Summary of School Cases Discussed Above
Alabama Education Association v. James, 373 So. 2d 1076 (Ala. 1979)—The Alabama Supreme Court upholds a program of tuition grants to Alabama students attending Alabama colleges, including private religious colleges, against a challenge alleging violations of the religion clauses of the federal and state constitutions.
Jackson v. Benson, 578 N.W.2d 602 (Wis. 1998)—The Wisconsin Supreme Court upholds the first modern direct scholarship program at the K-12 level against a challenge alleging violations of the federal and state constitutions’ religion clauses. The Wisconsin Constitution contains both a “compelled support” clause and a Blaine Amendment similar to those of the Alabama Constitution.
Kotterman v. Killian, 972 P.2d 606 (Ariz. 1999)—The Arizona Supreme Court upholds a third party tax credit for donations to scholarship-granting organizations against a challenge alleging that it violates the federal and state constitutions’ religion clauses. The Court holds that tax credits are not an appropriation of public money. Arizona’s Constitution contains Blaine Amendments similar to those of the Alabama Constitution.
Toney v. Bower, 744 N.E.2d 351 (Ill. App. 4th Dist. 2001), and Griffith v. Bower, 747 N.E.2d 423 (Ill. App. 5th Dist. 2001)—Two Illinois courts of appeal uphold an Illinois tax credit for educational expenses against challenges alleging violations of the federal and state constitutions’ religion clauses. The Illinois Supreme Court declines to review the decisions. The Illinois Constitution contains both a “compelled support” clause and a Blaine Amendment similar to those of the Alabama Constitution.

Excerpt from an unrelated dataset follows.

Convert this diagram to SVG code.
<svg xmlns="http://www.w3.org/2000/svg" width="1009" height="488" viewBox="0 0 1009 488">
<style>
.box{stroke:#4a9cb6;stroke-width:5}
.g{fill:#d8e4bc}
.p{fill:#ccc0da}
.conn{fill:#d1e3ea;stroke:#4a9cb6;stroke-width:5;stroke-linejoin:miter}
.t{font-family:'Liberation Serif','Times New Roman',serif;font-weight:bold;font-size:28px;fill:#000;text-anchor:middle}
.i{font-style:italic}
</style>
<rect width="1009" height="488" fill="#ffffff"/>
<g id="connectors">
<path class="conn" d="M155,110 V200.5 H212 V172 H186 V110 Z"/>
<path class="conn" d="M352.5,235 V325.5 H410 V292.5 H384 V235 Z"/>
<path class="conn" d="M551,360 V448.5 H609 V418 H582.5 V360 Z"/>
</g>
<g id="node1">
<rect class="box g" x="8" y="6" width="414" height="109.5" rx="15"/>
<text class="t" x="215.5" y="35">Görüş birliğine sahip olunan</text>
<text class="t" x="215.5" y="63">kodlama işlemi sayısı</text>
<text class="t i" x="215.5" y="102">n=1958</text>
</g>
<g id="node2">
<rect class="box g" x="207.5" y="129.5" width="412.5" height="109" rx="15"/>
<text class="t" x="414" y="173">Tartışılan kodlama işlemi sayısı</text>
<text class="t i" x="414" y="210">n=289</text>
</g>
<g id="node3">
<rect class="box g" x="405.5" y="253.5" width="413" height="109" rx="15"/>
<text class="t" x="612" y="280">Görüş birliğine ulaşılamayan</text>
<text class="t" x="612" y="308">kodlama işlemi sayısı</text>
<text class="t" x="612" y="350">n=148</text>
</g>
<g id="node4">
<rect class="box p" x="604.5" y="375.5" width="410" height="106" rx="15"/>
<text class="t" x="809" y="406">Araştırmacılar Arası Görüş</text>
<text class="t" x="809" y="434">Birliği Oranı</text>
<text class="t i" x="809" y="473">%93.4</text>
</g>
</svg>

Zelman v. Simmons-Harris, 536 U.S. 639 (2002)—The U.S. Supreme Court upholds an Ohio direct scholarship program for students in Cleveland against a challenge alleging it violates the federal establishment of religion clause because parents can choose religious schools. The Ohio Supreme Court had previously upheld the program under both the federal and state constitutions’ religion clauses, with the Ohio Constitution having a “compelled support” clause similar to that of the Alabama Constitution.